Eind 2015 hebben het KNMI, STOWA en HKV de publicatie Actualisatie meteogegevens voor waterbeheer uitgebracht. Hierin hebben zij voor het waterbeheer de uursommenreeks van De Bilt omgezet in 112 klimaatvarianten op basis van (combinaties van) de volgende kenmerken:
Klimaatscenario's en zichtjaren
De KNMI'14-klimaatscenario's (mei 2014) vertalen de onderzoeksresultaten voor het wereldwijde klimaat uit het IPCC-rapport (2013) naar Nederland. De scenario's beschrijven samen de hoekpunten waarbinnen de klimaatverandering in Nederland zich volgens de nieuwste inzichten waarschijnlijk zal voltrekken. Ze geven de verandering rond 2030, 2050 en 2085 weer ten opzichte van het klimaat in de periode 1981-2010. De vier KNMI'14-scenario's verschillen in de mate waarin de wereldwijde temperatuur stijgt ('Gematigd' en 'Warm') en in de mogelijke verandering van het luchtstromingspatroon ('Lage waarde' en 'Hoge waarde') (zie figuur 1).
De scenario's verschillen in de mate waarin de mondiale temperatuur stijgt en de mate waarin de luchtstromingspatronen boven Nederland veranderen. De W scenario's kenmerken zich door een sterke toename van de wereldgemiddelde temperatuur, terwijl die in de G scenario's gematigd is. Bij de GH/WH scenario's zorgt een verandering in de luchtstroming boven de Atlantische oceaan en West-Europa voor extra warme en natte winters, terwijl de zomers extra warm en droog zijn. Bij de GL/WL scenario's is de invloed van veranderingen in de luchtstroming klein.
Subscenario's
De subscenario's beschrijven een mogelijke range aan veranderingen in de extreme neerslag. Bij beschouwing van de reeksen voor de klimaatscenario's blijkt dat een deel van de subscenario's al kenmerken heeft die passen bij de basisreeks 2014. De range tussen het upper en lower subscenario geeft aan dat de onzekerheid over de klimaatverandering groot is.
Neerslagregimes
De neerslagregimes geven de verschillen in extremewaardenstatistiek van neerslag over Nederland weer (zie figuur 2).

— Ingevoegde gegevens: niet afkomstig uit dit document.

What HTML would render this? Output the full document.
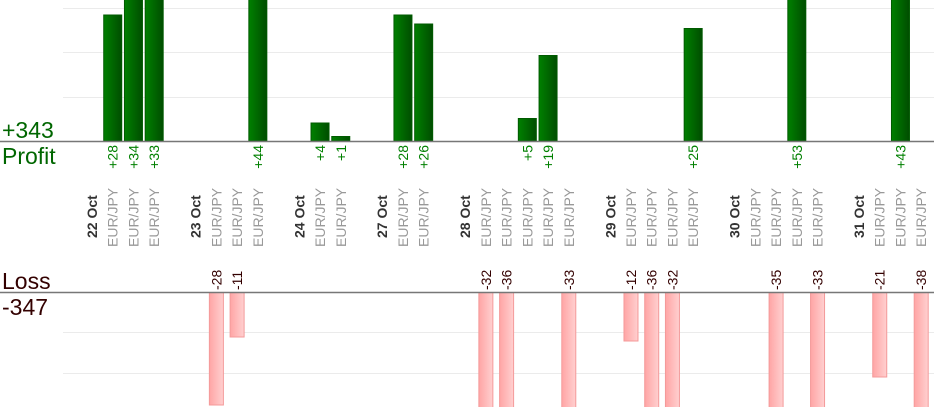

N.B. Locatieparameters voor de regimes: L = 0,93; G = 1,00; H 1= 1,08 en H+ = 1,14
Per regime geeft Buishand et al. (2009) een factor voor de statistiek, aangeduid als de relatieve locatieparameter. Deze factoren zijn afgeleid op basis van daggegevens en daarmee niet direct bruikbaar voor duren korter dan één dag. Voor de kortere neerslagduren is een dergelijke indeling voor Nederland (nog) niet te maken.
Klimaattransformatie
De neerslaggegevens zijn gehomogeniseerd, waarbij correcties zijn toegepast voor de opstelling van de regenmeters en veranderingen in meetmethoden. De uursommenreeks van 1906-2014 is met het transformatieprogramma van het KNMI 'gedetrend' naar het jaar 2014. De reeks van de afgelopen 100 jaar is in essentie getransformeerd naar het klimaat van 2014 (zie figuur 3).
N.B. Deze transformatie is vooral gericht op de neerslagpatronen van de afgelopen 100 jaar. Daarom is de getransformeerde reeks bijvoorbeeld minder geschikt voor droogtebeschouwingen.